A very effective way to support aggregation and other common OLAP operations is the use of bitmap indexes.
OLAP systems have been traditionally categorized using the following taxonomy.
MOLAP of Multidimensionnal (OLAP|Database)
MOLAP is the 'classic' form of OLAP and is sometimes referred to as just OLAP. MOLAP uses database structures that are generally optimal for attributes such as time period, location, product or account code. The way that each dimension will be aggregated is defined in advance by one or more hierarchies.
ROLAP of Relational OLAP
ROLAP works directly with relational databases. The base data and the dimension tables are stored as relational tables and new tables are created to hold the aggregated information. Depends on a specialized schema design. A typical implementation : the cube is mapped to a set of base tables in a relational DBMS modeled as star or snowflake schema.
HOLAP of Hybrid OLAP
There is no clear agreement across the industry as to what constitutes “Hybrid OLAP”, except that a database will divide data between relational and specialized storage. For example, for some vendors, a HOLAP database will use relational tables to hold the larger quantities of detailed data, and use specialized storage for at least some aspects of the smaller quantities of more-aggregate or less-detailed data.

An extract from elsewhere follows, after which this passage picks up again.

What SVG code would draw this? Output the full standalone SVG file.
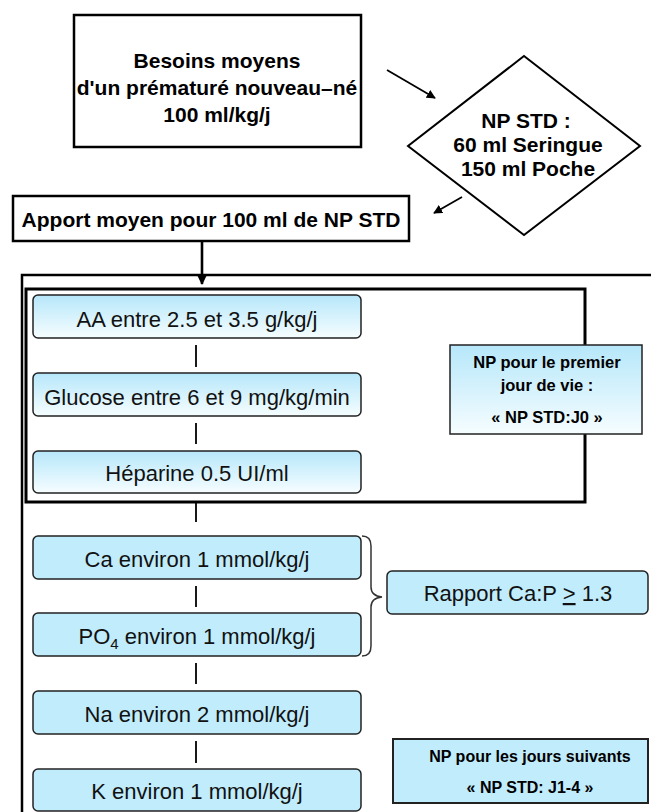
<svg xmlns="http://www.w3.org/2000/svg" width="651" height="812" viewBox="0 0 651 812">
<defs>
<linearGradient id="gr" x1="0" y1="0" x2="0" y2="1">
<stop offset="0" stop-color="#b6e7fa"/>
<stop offset="1" stop-color="#f6fdff"/>
</linearGradient>
<marker id="ah" viewBox="0 0 10 10" refX="9" refY="5" markerWidth="5" markerHeight="5" orient="auto" markerUnits="strokeWidth">
<path d="M0,0 L10,5 L0,10 z" fill="#000"/>
</marker>
<marker id="ah2" viewBox="0 0 10 10" refX="9" refY="5" markerWidth="3.5" markerHeight="3.5" orient="auto" markerUnits="strokeWidth">
<path d="M0,0 L10,5 L0,10 z" fill="#000"/>
</marker>
</defs>
<style>
.bt{font-family:"Liberation Sans",Arial,sans-serif;font-weight:bold;fill:#000;text-anchor:middle}
.rt{font-family:"Liberation Sans",Arial,sans-serif;font-size:22px;fill:#111;text-anchor:middle}
.hb{fill:#fff;stroke:#000;stroke-width:2.5}
.gb{fill:url(#gr);stroke:#222;stroke-width:1.5}
.sb{fill:#c0ecfc;stroke:#222;stroke-width:1.5}
.ln{stroke:#000;stroke-width:1.8;fill:none}
</style>
<rect width="651" height="812" fill="#fff"/>

<g id="frames">
<path d="M22,812 V275 H655" fill="none" stroke="#000" stroke-width="2.5"/>
<rect x="26" y="289" width="559" height="213" fill="none" stroke="#000" stroke-width="3"/>
</g>

<g id="connectors">
<line class="ln" x1="387" y1="70" x2="435" y2="98" marker-end="url(#ah)"/>
<line class="ln" x1="462" y1="197" x2="434" y2="213" marker-end="url(#ah)"/>
<line x1="202" y1="241" x2="202" y2="284" stroke="#000" stroke-width="2.6" marker-end="url(#ah2)"/>
<line class="ln" x1="196" y1="345" x2="196" y2="367"/>
<line class="ln" x1="196" y1="423" x2="196" y2="444"/>
<line class="ln" x1="196" y1="503" x2="196" y2="522"/>
<line class="ln" x1="196" y1="586" x2="196" y2="607"/>
<line class="ln" x1="196" y1="663" x2="196" y2="684"/>
<line class="ln" x1="196" y1="741" x2="196" y2="763"/>
<path d="M362,536 Q371,536 371,546 V587 Q371,596 382,597 Q371,598 371,607 V646 Q371,656 362,656" fill="none" stroke="#333" stroke-width="1.5"/>
</g>

<g id="besoins">
<rect class="hb" x="74" y="15" width="287" height="132"/>
<text class="bt" font-size="21" x="217" y="68">Besoins moyens</text>
<text class="bt" font-size="21" x="217" y="95">d'un prématuré nouveau–né</text>
<text class="bt" font-size="21" x="217" y="122">100 ml/kg/j</text>
</g>

<g id="npstd">
<polygon points="524,56 640,146 524,235 408,146" fill="#fff" stroke="#000" stroke-width="2"/>
<text class="bt" font-size="21" x="526" y="128">NP STD :</text>
<text class="bt" font-size="21" x="528" y="152">60 ml Seringue</text>
<text class="bt" font-size="21" x="528" y="176">150 ml Poche</text>
</g>

<g id="apport">
<rect class="hb" x="13" y="196" width="396" height="45"/>
<text class="bt" font-size="21" x="211" y="227">Apport moyen pour 100 ml de NP STD</text>
</g>

<g id="aa">
<rect class="gb" x="33" y="295" width="328" height="43" rx="5"/>
<text class="rt" x="197" y="327">AA entre 2.5 et 3.5 g/kg/j</text>
</g>
<g id="glucose">
<rect class="gb" x="33" y="373" width="328" height="43" rx="5"/>
<text class="rt" x="197" y="405">Glucose entre 6 et 9 mg/kg/min</text>
</g>
<g id="heparine">
<rect class="gb" x="33" y="451" width="328" height="42" rx="5"/>
<text class="rt" x="197" y="481">Héparine 0.5 UI/ml</text>
</g>

<g id="np-j0">
<rect class="gb" x="450" y="345" width="192" height="89" stroke-width="1.8"/>
<text class="bt" font-size="16.5" x="547" y="368">NP pour le premier</text>
<text class="bt" font-size="16.5" x="547" y="391">jour de vie :</text>
<text class="bt" font-size="16.5" x="547" y="423">« NP STD:J0 »</text>
</g>

<g id="ca">
<rect class="sb" x="33" y="536" width="328" height="43" rx="5"/>
<text class="rt" x="197" y="567">Ca environ 1 mmol/kg/j</text>
</g>
<g id="po4">
<rect class="sb" x="33" y="613" width="328" height="43" rx="5"/>
<text class="rt" x="197" y="644">PO<tspan font-size="15" dy="5">4</tspan><tspan dy="-5"> environ 1 mmol/kg/j</tspan></text>
</g>
<g id="na">
<rect class="sb" x="33" y="691" width="328" height="43" rx="5"/>
<text class="rt" x="197" y="722">Na environ 2 mmol/kg/j</text>
</g>
<g id="k">
<rect class="sb" x="33" y="769" width="328" height="42" rx="5"/>
<text class="rt" x="197" y="799">K environ 1 mmol/kg/j</text>
</g>

<g id="rapport">
<rect class="sb" x="387" y="571" width="261" height="43" rx="5"/>
<text class="rt" x="518" y="601">Rapport Ca:P <tspan text-decoration="underline">&gt;</tspan> 1.3</text>
</g>

<g id="np-j1-4">
<rect x="393" y="739" width="255" height="64" fill="#c0ecfc" stroke="#222" stroke-width="2"/>
<text class="bt" font-size="16" x="530" y="762">NP pour les jours suivants</text>
<text class="bt" font-size="16" x="530" y="793">« NP STD: J1-4 »</text>
</g>
</svg>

|MOLAP||generally delivers better performance||Some MOLAP implementations are prone to database explosion|
|ROLAP||generally more scalable||query performance can suffer|
|HOLAP||mix the best of ROLAP and MOLAP (pre-process quickly, scale well and offer good function support)|
MOLAP Database Explosion
Database explosion is a phenomenon causing vast amounts of storage space to be used by MOLAP databases when certain common conditions are met: high number of dimensions, pre-calculated results and sparse multidimensional data. The typical mitigation technique for database explosion is not to materialize all the possible aggregation, but only the optimal subset of aggregations based on the desired performance vs. storage trade off.
Molap Beter Performance
MOLAP generally delivers better performance due to specialized indexing and storage optimizations. MOLAP also needs less storage space compared to ROLAP because the specialized storage typically includes compression techniques.
Rolap more scalable
ROLAP is generally more scalable. However, large volume pre-processing is difficult to implement efficiently so it is frequently skipped. ROLAP query performance can therefore suffer. Since ROLAP relies more on the database to perform calculations, it has more limitations in the specialized functions it can use.

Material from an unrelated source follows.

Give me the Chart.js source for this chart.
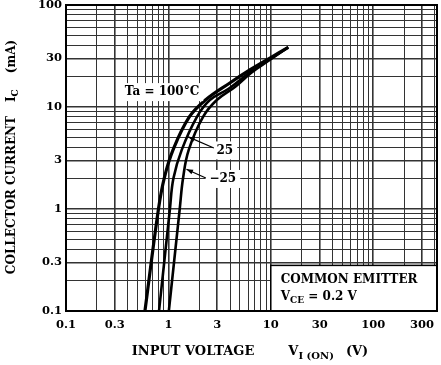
<!DOCTYPE html>
<html>
<head>
<meta charset="utf-8">
<script src="https://cdn.jsdelivr.net/npm/chart.js@4"></script>
<style>
  html, body { margin: 0; padding: 0; background: #fff; }
  #wrap { width: 441px; height: 365px; }
</style>
</head>
<body>
<div id="wrap"><canvas id="chart" width="441" height="365"></canvas></div>
<script>
// Collector current Ic (mA) vs input voltage Vi(on) (V), three ambient temperatures
const volts100 = [0.59, 0.80, 0.91, 1.11, 1.6, 2.3, 3.98, 6.24, 9.8, 14.8];
const amps100  = [0.1, 1.0, 2.0, 3.8, 8.0, 11.7, 17.2, 23.1, 30.2, 38.5];

const volts25 = [0.81, 1.035, 1.12, 1.35, 1.9, 2.54, 3.9, 6.3, 9.9, 14.8];
const amps25  = [0.1, 1.0, 2.0, 3.8, 8.0, 11.7, 15.2, 22.0, 29.6, 38.5];

const voltsM25 = [1.01, 1.29, 1.39, 1.58, 2.18, 2.97, 4.5, 6.5, 10, 14.8];
const ampsM25  = [0.1, 1.0, 2.0, 3.8, 8.0, 11.7, 15.8, 21.8, 29.4, 38.5];

// Axis ranges and labelled ticks
const xMin = 0.1, xMax = 420;
const yMin = 0.1, yMax = 100;
const xTickLabels = [0.1, 0.3, 1, 3, 10, 30, 100, 300];
const yTickLabels = [0.1, 0.3, 1, 3, 10, 30, 100];

// Annotations, placed in data coordinates
const tempLabels = ['Ta = 100°C', '25', '\u221225'];
const tempLabelX = [0.865, 3.56, 3.40];
const tempLabelY = [14, 3.75, 1.97];
const leader25 = [[2.78, 3.96], [1.56, 5.1]];     // tail, tip
const leaderM25 = [[2.32, 2.01], [1.5, 2.45]];
const conditionBox = [10, 0.28];                   // left x, top y
const conditionLines = ['COMMON EMITTER', 'V|CE| = 0.2 V'];

const serif = '"DejaVu Serif", "Liberation Serif", serif';

// Log grid: 1..9 in each decade
function logGrid(min, max) {
  const vals = [];
  for (let e = Math.floor(Math.log10(min)); e <= Math.ceil(Math.log10(max)); e++) {
    for (let m = 1; m <= 9; m++) {
      const v = parseFloat((m * Math.pow(10, e)).toPrecision(3));
      if (v >= min - 1e-9 && v <= max + 1e-9) vals.push(v);
    }
  }
  return vals;
}

function toPoints(xs, ys) {
  return xs.map((v, i) => ({ x: v, y: ys[i] }));
}

function gridWidth(ctx) {
  if (!ctx.tick) return 1;
  const m = ctx.tick.value / Math.pow(10, Math.floor(Math.log10(ctx.tick.value) + 1e-9));
  return (Math.abs(m - 1) < 1e-6 || Math.abs(m - 3) < 1e-6) ? 1.6 : 1;
}

// Draw text where "a|b|c" means b is a subscript
function richWidth(ctx, str, size) {
  let w = 0;
  str.split('|').forEach((part, i) => {
    ctx.font = 'bold ' + (i % 2 ? size - 3 : size) + 'px ' + serif;
    w += ctx.measureText(part).width;
  });
  return w;
}
function drawRich(ctx, str, x, y, size) {
  str.split('|').forEach((part, i) => {
    const sub = i % 2 === 1;
    ctx.font = 'bold ' + (sub ? size - 3 : size) + 'px ' + serif;
    ctx.fillText(part, x, sub ? y + 4 : y);
    x += ctx.measureText(part).width;
  });
}

function arrow(ctx, x1, y1, x2, y2) {
  ctx.beginPath();
  ctx.moveTo(x1, y1);
  ctx.lineTo(x2, y2);
  ctx.stroke();
  const ang = Math.atan2(y2 - y1, x2 - x1);
  const len = 7;
  ctx.beginPath();
  ctx.moveTo(x2, y2);
  ctx.lineTo(x2 - len * Math.cos(ang - 0.35), y2 - len * Math.sin(ang - 0.35));
  ctx.lineTo(x2 - len * Math.cos(ang + 0.35), y2 - len * Math.sin(ang + 0.35));
  ctx.closePath();
  ctx.fill();
}

const decor = {
  id: 'decor',
  afterDatasetsDraw(chart) {
    const { ctx, chartArea: a, scales: { x, y } } = chart;
    ctx.save();
    ctx.fillStyle = '#000';
    ctx.strokeStyle = '#000';
    ctx.textBaseline = 'middle';

    // temperature labels on white patches
    ctx.font = 'bold 12px ' + serif;
    tempLabels.forEach((t, i) => {
      const px = x.getPixelForValue(tempLabelX[i]);
      const py = y.getPixelForValue(tempLabelY[i]);
      const w = ctx.measureText(t).width;
      ctx.fillStyle = '#fff';
      ctx.fillRect(px - w / 2 - 4, py - 9, w + 8, 18);
      ctx.fillStyle = '#000';
      ctx.textAlign = 'center';
      ctx.fillText(t, px, py);
    });

    // leaders
    ctx.lineWidth = 1.2;
    [leader25, leaderM25].forEach(l => {
      arrow(ctx, x.getPixelForValue(l[0][0]), y.getPixelForValue(l[0][1]),
                 x.getPixelForValue(l[1][0]), y.getPixelForValue(l[1][1]));
    });

    // condition box
    const bx = x.getPixelForValue(conditionBox[0]);
    const by = y.getPixelForValue(conditionBox[1]);
    ctx.fillStyle = '#fff';
    ctx.fillRect(bx, by, a.right - bx, a.bottom - by);
    ctx.lineWidth = 1.5;
    ctx.strokeRect(bx, by, a.right - bx, a.bottom - by);
    ctx.fillStyle = '#000';
    ctx.textAlign = 'left';
    drawRich(ctx, conditionLines[0], bx + 10, by + 14, 12);
    drawRich(ctx, conditionLines[1], bx + 10, by + 31, 12);

    // frame
    ctx.lineWidth = 2;
    ctx.strokeRect(a.left, a.top, a.right - a.left, a.bottom - a.top);
    ctx.restore();
  },
  afterDraw(chart) {
    const { ctx } = chart;
    ctx.save();
    ctx.fillStyle = '#000';
    ctx.textBaseline = 'middle';
    ctx.textAlign = 'left';

    // x title
    const xParts = ['INPUT VOLTAGE', 'V|I (ON)', '(V)'];
    const gaps = [34, 12];
    let total = 0;
    xParts.forEach(p => total += richWidth(ctx, p, 13));
    total += gaps[0] + gaps[1];
    let px = 250 - total / 2;
    xParts.forEach((p, i) => {
      drawRich(ctx, p, px, 352, 13);
      px += richWidth(ctx, p, 13) + (gaps[i] || 0);
    });

    // y title, rotated
    const yParts = ['COLLECTOR CURRENT', 'I|C', '(mA)'];
    const ygaps = [14, 16];
    total = 0;
    yParts.forEach(p => total += richWidth(ctx, p, 12));
    total += ygaps[0] + ygaps[1];
    ctx.translate(12, 157);
    ctx.rotate(-Math.PI / 2);
    px = -total / 2;
    yParts.forEach((p, i) => {
      drawRich(ctx, p, px, 0, 12);
      px += richWidth(ctx, p, 12) + (ygaps[i] || 0);
    });
    ctx.restore();
  }
};

const curveStyle = {
  borderColor: '#000',
  pointRadius: 0,
  fill: false,
  tension: 0.4,
  showLine: true
};

new Chart(document.getElementById('chart').getContext('2d'), {
  type: 'scatter',
  data: {
    datasets: [
      Object.assign({ label: 'Ta = 100°C', data: toPoints(volts100, amps100), borderWidth: 3.2 }, curveStyle),
      Object.assign({ label: '25', data: toPoints(volts25, amps25), borderWidth: 2.6 }, curveStyle),
      Object.assign({ label: '-25', data: toPoints(voltsM25, ampsM25), borderWidth: 2.6 }, curveStyle)
    ]
  },
  options: {
    responsive: false,
    animation: false,
    layout: { padding: { left: 6, top: 5, right: 4, bottom: 0 } },
    plugins: { legend: { display: false }, tooltip: { enabled: false } },
    scales: {
      x: {
        type: 'logarithmic',
        min: xMin,
        max: xMax,
        afterBuildTicks: axis => { axis.ticks = logGrid(xMin, xMax).map(v => ({ value: v })); },
        afterFit: axis => { axis.height = 54; axis.paddingLeft = 0; axis.paddingRight = 0; },
        grid: { color: '#333', lineWidth: gridWidth, drawTicks: false },
        border: { display: false },
        ticks: {
          autoSkip: false,
          maxRotation: 0,
          padding: 7,
          color: '#000',
          font: { family: serif, size: 11.5, weight: 'bold' },
          callback: v => xTickLabels.includes(v) ? String(v) : ''
        }
      },
      y: {
        type: 'logarithmic',
        min: yMin,
        max: yMax,
        afterBuildTicks: axis => { axis.ticks = logGrid(yMin, yMax).map(v => ({ value: v })); },
        afterFit: axis => { axis.width = 60; axis.paddingTop = 0; axis.paddingBottom = 0; },
        grid: { color: '#333', lineWidth: gridWidth, drawTicks: false },
        border: { display: false },
        ticks: {
          autoSkip: false,
          padding: 4,
          color: '#000',
          font: { family: serif, size: 11.5, weight: 'bold' },
          callback: v => yTickLabels.includes(v) ? String(v) : ''
        }
      }
    }
  },
  plugins: [decor]
});
</script>
</body>
</html>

Requirements for the MOLAP component
Requirements for the MOLAP component of a data warehouse or data mart strategy include:
- The ability to scale to large volumes of data and large numbers of concurrent users
- Consistent, fast query response times that allow for iterative speed-of-thought analysis
- Integrated metadata that seamlessly links the OLAP server and the data warehouse relational database
- The ability to automatically drill from summary and calculated data, which is managed by the OLAP server, to detail data stored in the data warehouse relational database
- A calculation engine that includes robust mathematical functions for computing derived data (aggregations, matrix calculations, cross-dimensional calculations, OLAP-aware formulas and procedural calculations)
- Seamless integration of historical, projected and derived data
- A multi-user read/write environment to support users what-if analysis, modeling and planning requirements
- The ability to be deployed quickly, adopted easily and maintained cost-effectively
- Robust data-access security and user management
- Availability of a wide variety of viewing and analysis tools to support different user communities
Neither personal-productivity tools nor query and reporting tools are designed to meet these requirements by themselves. ROLAP (relational OLAP) tools meet only one or two of these requirements.